For one thing, I have developed a neurosis. I heard on the TV recently that a new neurosis has been submitted for inclusion in the Diagnostic and Statistical Manual of Mental Disorders. I think it was called “nocellphoneanosis” or something like that found in younger members of our society. Some of these people live in constant fear that their smart phones are going to be lost or stop working and they no longer have the ability to interact except via SMS, Twitter and the occasional obligatory call to Mom.
I now believe that shortly after Y2K. when suddenly all those thousands of off-shore technology workers and “consulting” firms suddenly had to, and I might add very successfully, change into real consulting and staffing firmsl there has been constant competitive pressure on my job, not from the bottom up, but from the top down and either side.
Second, certain former manager’s have found this to be a marvelous motivational tool. Yes, I one time had a manager say to me, in public, “I don’t like you and if I could I would get rid of you“, it became an innate neurotic need to ensure my talents were indispensable and irreplaceable. Now in his defense I do have to add I am not the most loveable person who ever walked God’s Green Earth, I accept that and I work very hard at being personally acceptable; I’ve resigned myself to possessing a limited LQ or Loveabilty Quotient.
I want to interject a little thank you to my wife who has an LQ of “adorable” , so when we got married my LQ increased from “cretin” to “average guy“.
So I’ve been much more fortunate than many of my peers, lost over the intervening years to the great off shore body snatch. First of all I didn’t get married and start a family until I was 53 freeing me to work 26×8 (consultants do double book,) and I fell into a niche with lots of demand, where I seemed to posses a modicrum of talent. With very little competition and comparatively good opportunities for self-study and work I’ve continued to do well. I have been able to leverage my work ethic, these opportunities and my skills to be that critical need person.

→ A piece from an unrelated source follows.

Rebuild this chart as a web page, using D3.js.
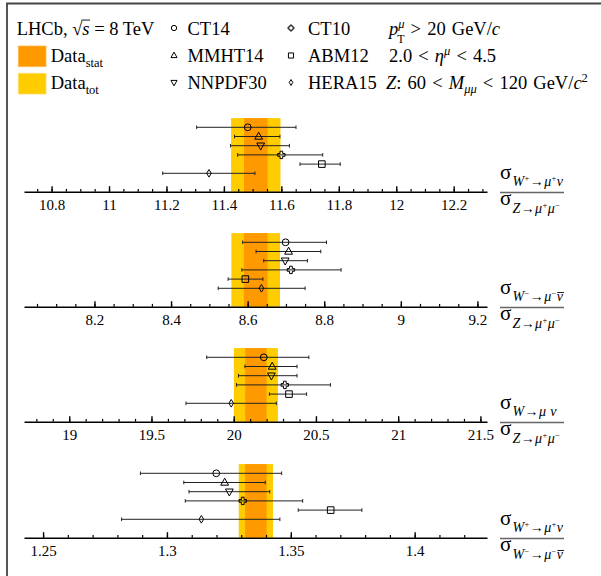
<!DOCTYPE html>
<html>
<head>
<meta charset="utf-8">
<script src="https://cdn.jsdelivr.net/npm/d3@7/dist/d3.min.js"></script>
<style>
  body { margin: 0; background: #fff; }
  svg { display: block; }
  svg text { font-family: "Liberation Serif", "Times New Roman", serif; fill: #000; }
</style>
</head>
<body>
<svg id="chart" width="601" height="576"></svg>
<script>
// ---- PDF sets compared to the measurement (top to bottom in each panel)
const pdfSets = ["CT14", "MMHT14", "NNPDF30", "CT10", "ABM12", "HERA15"];

// ---- Ratio names
const ratios = ["WpZ", "WmZ", "WZ", "WpWm"];

// ---- LHCb measurement: central value, statistical and total uncertainty
const dataCentral = [11.511, 8.621, 20.135, 1.3359];
const dataStat    = [0.041, 0.031, 0.065, 0.00435];
const dataTot     = [0.086, 0.0635, 0.134, 0.0069];

// ---- Theory predictions (central, lower edge, upper edge), order as pdfSets
const thWpZ    = [11.483, 11.521, 11.528, 11.600, 11.741, 11.348];
const thWpZLo  = [11.305, 11.437, 11.423, 11.448, 11.665, 11.187];
const thWpZHi  = [11.651, 11.595, 11.628, 11.744, 11.805, 11.508];

const thWmZ    = [8.699, 8.707, 8.698, 8.713, 8.594, 8.636];
const thWmZLo  = [8.587, 8.622, 8.642, 8.585, 8.549, 8.523];
const thWmZHi  = [8.806, 8.791, 8.756, 8.844, 8.640, 8.750];

const thWZ     = [20.183, 20.234, 20.229, 20.311, 20.336, 19.985];
const thWZLo   = [19.836, 20.068, 20.029, 20.017, 20.217, 19.710];
const thWZHi   = [20.457, 20.385, 20.385, 20.588, 20.443, 20.259];

const thWpWm   = [1.3199, 1.3233, 1.3252, 1.3306, 1.3661, 1.3139];
const thWpWmLo = [1.2893, 1.3068, 1.3089, 1.3074, 1.3530, 1.2817];
const thWpWmHi = [1.3463, 1.3397, 1.3415, 1.3548, 1.3787, 1.3456];

// ---- Axis ranges and labelled ticks
const domainWpZ  = [10.704, 12.316];
const domainWmZ  = [8.016, 9.225];
const domainWZ   = [18.725, 21.540];
const domainWpWm = [1.2423, 1.4292];

const ticksWpZ  = [10.8, 11, 11.2, 11.4, 11.6, 11.8, 12, 12.2];
const ticksWmZ  = [8.2, 8.4, 8.6, 8.8, 9, 9.2];
const ticksWZ   = [19, 19.5, 20, 20.5, 21, 21.5];
const ticksWpWm = [1.25, 1.3, 1.35, 1.4];
const minorSteps = [0.05, 0.05, 0.1, 0.01];

// ---- Text
const legendTitle = [{t: "LHCb, "}, {t: "\u221A"}, {t: "s", it: true, bar: true}, {t: " = 8 TeV"}];
const cutLines = [
  [{t: "p", it: true}, {t: "\u03BC", it: true, size: 12.5, shift: -7}, {t: "T", size: 12, shift: 8.3, dx: -7.4}, {t: " > 20 GeV/"}, {t: "c", it: true}],
  [{t: "2.0 < "}, {t: "\u03B7", it: true}, {t: "\u03BC", it: true, size: 12.5, shift: -7}, {t: " < 4.5"}],
  [{t: "Z", it: true}, {t: ": 60 < "}, {t: "M", it: true}, {t: "\u03BC\u03BC", it: true, size: 12.5, shift: 4}, {t: " < 120 GeV/"}, {t: "c", it: true}, {t: "2", size: 12.5, shift: -7}]
];
const cutX = [389, 389, 386];

const supP = {size: 8.5, shift: -5};
const subWp = [{t: "W", it: true}, Object.assign({t: "+"}, supP), {t: "\u2192"}, {t: "\u03BC", it: true}, Object.assign({t: "+"}, supP), {t: "\u03BD", it: true}];
const subWm = [{t: "W", it: true}, Object.assign({t: "\u2212"}, supP), {t: "\u2192"}, {t: "\u03BC", it: true}, Object.assign({t: "\u2212"}, supP), {t: "\u03BD", it: true, bar: true}];
const subW  = [{t: "W", it: true}, {t: "\u2192"}, {t: "\u03BC", it: true}, {t: " "}, {t: "\u03BD", it: true}];
const subZ  = [{t: "Z", it: true}, {t: "\u2192"}, {t: "\u03BC", it: true}, Object.assign({t: "+"}, supP), {t: "\u03BC", it: true}, Object.assign({t: "\u2212"}, supP)];

const numerators   = [subWp, subWm, subW, subWp];
const denominators = [subZ, subZ, subZ, subWm];

const theory = [
  [thWpZ, thWpZLo, thWpZHi],
  [thWmZ, thWmZLo, thWmZHi],
  [thWZ, thWZLo, thWZHi],
  [thWpWm, thWpWmLo, thWpWmHi]
];
const domains = [domainWpZ, domainWmZ, domainWZ, domainWpWm];
const majorTicks = [ticksWpZ, ticksWmZ, ticksWZ, ticksWpWm];

// ---- Layout
const X0 = 24, X1 = 487;
const axisYs = [191.7, 306.7, 421.7, 537.7];
const bandHeight = 73.6;
const colStat = "#FF9900", colTot = "#FFCC00";
const SERIF = '"Liberation Serif", "Times New Roman", serif';

const svg = d3.select("#chart");

// frame (only its top and left edges fall inside the page)
svg.append("path")
  .attr("d", `M7,576 V3.5 H601`)
  .attr("fill", "none").attr("stroke", "#444").attr("stroke-width", 1.8);

// ---- marker shapes
function markerPath(k, s = 1) {
  const p = (pts) => "M" + pts.map(q => [q[0] * s, q[1] * s].join(",")).join("L") + "Z";
  switch (k) {
    case 0: { const r = 3.4 * s; return `M${-r},0A${r},${r} 0 1,0 ${r},0A${r},${r} 0 1,0 ${-r},0Z`; }
    case 1: return p([[0, -4.3], [3.9, 2.7], [-3.9, 2.7]]);
    case 2: return p([[0, 4.3], [3.9, -2.7], [-3.9, -2.7]]);
    case 3: { const a = 3.7, w = 1.35;
      return p([[-w, -a], [w, -a], [w, -w], [a, -w], [a, w], [w, w], [w, a], [-w, a], [-w, w], [-a, w], [-a, -w], [-w, -w]]); }
    case 4: return p([[-3.3, -3.3], [3.3, -3.3], [3.3, 3.3], [-3.3, 3.3]]);
    case 5: return p([[0, -3.8], [2.3, 0], [0, 3.8], [-2.3, 0]]);
  }
}

// ---- rich text helper: parts flow left to right with baseline shifts
function rich(g, x, y, parts, size, opts = {}) {
  const t = g.append("text").attr("x", x).attr("y", y)
    .style("font-family", SERIF).style("font-size", size + "px")
    .style("white-space", "pre");
  if (opts.spacing) t.style("letter-spacing", opts.spacing + "px");
  if (opts.wordSpacing) t.style("word-spacing", opts.wordSpacing + "px");
  let prev = 0;
  parts.forEach(p => {
    const s = p.shift || 0;
    const ts = t.append("tspan").attr("dy", s - prev).text(p.t);
    if (p.dx) ts.attr("dx", p.dx);
    if (p.size) ts.style("font-size", p.size + "px");
    if (p.it) ts.style("font-style", "italic");
    prev = s;
  });
  // overlines
  const node = t.node();
  let idx = 0;
  parts.forEach(p => {
    if (p.bar) {
      const a = node.getStartPositionOfChar(idx);
      const b = node.getEndPositionOfChar(idx + p.t.length - 1);
      const fs = p.size || size;
      const yy = y + (p.shift || 0) - fs * (opts.barRise || 0.62);
      g.append("line").attr("x1", a.x + (opts.barPadL || 0.5)).attr("x2", b.x + 0.5)
        .attr("y1", yy).attr("y2", yy).attr("stroke", "#000").attr("stroke-width", 0.9);
    }
    idx += p.t.length;
  });
  return t;
}

// ---- legend
const lg = svg.append("g");
rich(lg, 16.7, 34.5, legendTitle, 18.5, {barRise: 0.78, barPadL: -1});
lg.append("rect").attr("x", 18.3).attr("y", 46).attr("width", 27.7).attr("height", 20.7)
  .attr("fill", colStat).attr("stroke", "#FFB84D").attr("stroke-width", 0.8);
lg.append("rect").attr("x", 18.3).attr("y", 73.3).attr("width", 27.7).attr("height", 20.7)
  .attr("fill", colTot).attr("stroke", "#FFDD66").attr("stroke-width", 0.8);
rich(lg, 50.7, 62, [{t: "Data"}, {t: "stat", size: 12.5, shift: 4.5}], 18.5);
rich(lg, 50.7, 89, [{t: "Data"}, {t: "tot", size: 12.5, shift: 4.5}], 18.5);

const legendRows = [34.5, 62, 89];
pdfSets.forEach((name, i) => {
  const col = Math.floor(i / 3), row = i % 3;
  const mx = col === 0 ? 174 : 291;
  const tx = col === 0 ? 187.5 : 308;
  lg.append("path").attr("d", markerPath(i, 0.78))
    .attr("transform", `translate(${mx},${legendRows[row] - 6.5})`)
    .attr("fill", "none").attr("stroke", "#000").attr("stroke-width", 1);
  rich(lg, tx, legendRows[row], [{t: name}], 18.5);
});
cutLines.forEach((parts, r) => {
  rich(lg, cutX[r], legendRows[r], parts, 18.5, {wordSpacing: 1.5});
});

// ---- panels
ratios.forEach((name, pi) => {
  const g = svg.append("g");
  const ay = axisYs[pi];
  const x = d3.scaleLinear().domain(domains[pi]).range([X0, X1]);
  const y = d3.scaleLinear().domain([0, 8]).range([ay, ay - bandHeight]);

  // measurement bands
  const c = dataCentral[pi];
  g.append("rect")
    .attr("x", x(c - dataTot[pi])).attr("width", x(c + dataTot[pi]) - x(c - dataTot[pi]))
    .attr("y", y(8)).attr("height", y(0) - y(8)).attr("fill", colTot);
  g.append("rect")
    .attr("x", x(c - dataStat[pi])).attr("width", x(c + dataStat[pi]) - x(c - dataStat[pi]))
    .attr("y", y(8)).attr("height", y(0) - y(8)).attr("fill", colStat);

  // axis with major and minor ticks pointing up
  const [v, lo, hi] = theory[pi];
  const d = domains[pi], step = minorSteps[pi];
  const minors = d3.range(Math.ceil(d[0] / step - 1e-6), Math.floor(d[1] / step + 1e-6) + 1)
    .map(k => +(k * step).toFixed(6));
  const minorAxis = d3.axisBottom(x).tickValues(minors).tickSize(-2.8).tickFormat("");
  const majorAxis = d3.axisBottom(x).tickValues(majorTicks[pi]).tickSize(-5.5).tickSizeOuter(0)
    .tickPadding(7.5).tickFormat(d3.format("~g"));
  const gm = g.append("g").attr("transform", `translate(0,${ay})`).call(minorAxis);
  gm.select(".domain").remove();
  gm.selectAll("line").attr("stroke", "#000").attr("stroke-width", 1.2);
  const ga = g.append("g").attr("transform", `translate(0,${ay})`).call(majorAxis);
  ga.attr("font-family", null).attr("font-size", null);
  ga.select(".domain").attr("stroke", "#000").attr("stroke-width", 1.6);
  ga.selectAll("line").attr("stroke", "#000").attr("stroke-width", 1.4);
  ga.selectAll("text").style("font-family", SERIF).style("font-size", "15px").attr("fill", "#000");

  // theory predictions
  pdfSets.forEach((s, i) => {
    const yy = y(7 - i);
    const eg = g.append("g").attr("stroke", "#222").attr("stroke-width", 1);
    eg.append("line").attr("x1", x(lo[i])).attr("x2", x(hi[i])).attr("y1", yy).attr("y2", yy);
    eg.append("line").attr("x1", x(lo[i])).attr("x2", x(lo[i])).attr("y1", yy - 1.8).attr("y2", yy + 1.8);
    eg.append("line").attr("x1", x(hi[i])).attr("x2", x(hi[i])).attr("y1", yy - 1.8).attr("y2", yy + 1.8);
    g.append("path").attr("d", markerPath(i))
      .attr("transform", `translate(${x(v[i])},${yy})`)
      .attr("fill", "none").attr("stroke", "#000").attr("stroke-width", 1);
  });

  // ratio label as a fraction
  const fx = 500;
  g.append("line").attr("x1", fx).attr("x2", 564).attr("y1", ay + 0.8).attr("y2", ay + 0.8)
    .attr("stroke", "#666").attr("stroke-width", 1.6);
  rich(g, fx, ay - 12.4, [{t: "\u03C3"}], 21);
  rich(g, fx, ay + 13.6, [{t: "\u03C3"}], 21);
  rich(g, 512.5, ay - 5.5, numerators[pi], 14, {spacing: 0.4});
  rich(g, 512.5, ay + 21.5, denominators[pi], 14, {spacing: 0.4});
});
</script>
</body>
</html>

I was doubly fortunate to secure my current position. I’ve likened it to the Elephant’s Graveyard for the IT professional. Here to my chagrin most of my peers had anywhere from 15 to 35 years employment in many respects I was mid career not end career. OH JOY OH JOY!
But the one thing I don’t know about the Elephant’s Graveyard is this, once and awhile an elephant is cut from the herd and is forced out to die a cold and lonely death. If the King of the Elephant’s decides Dumbo’s peaked and he’s hogging the hay, well say la vie Dumbo. It doesn’t happen often and there are earmarks when it will, but it’s happened here and it will happen again. I am determined to be Jumbo not Dumbo.

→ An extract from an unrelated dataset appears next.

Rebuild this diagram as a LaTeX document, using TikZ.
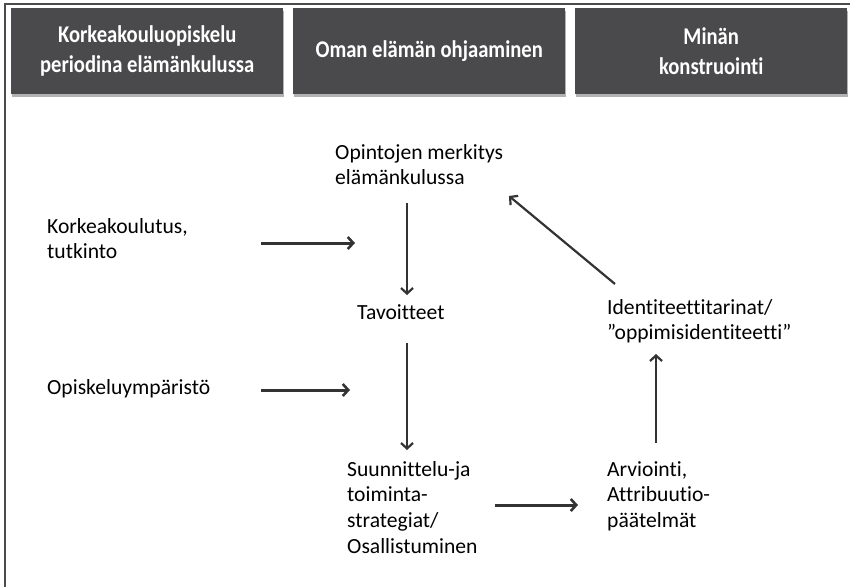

So even though I really haven’t cut back on my work, my laborious dreams, I’ve been happy these last 18 months. But after some of the herd disappeared I sense the neurosis returning, becoming more impatient, more infected with my own personal neurosis: “ICANDOIT“!
I have to confess I am scared, scared how this neurosis will affect my LQ and even a realization and expectation of what happens if I don’t disappear from the herd too soon, I can deal with that I still have mad skills. But what if I make it to retirement. How the hell can I turn this thing off and how much worse can it get?
By the way if this story bores you, look up the history of elephant’s like Hanno, Pope Leo the X’s pet white elephant and Muderous Mary. I would rather be Dumbo!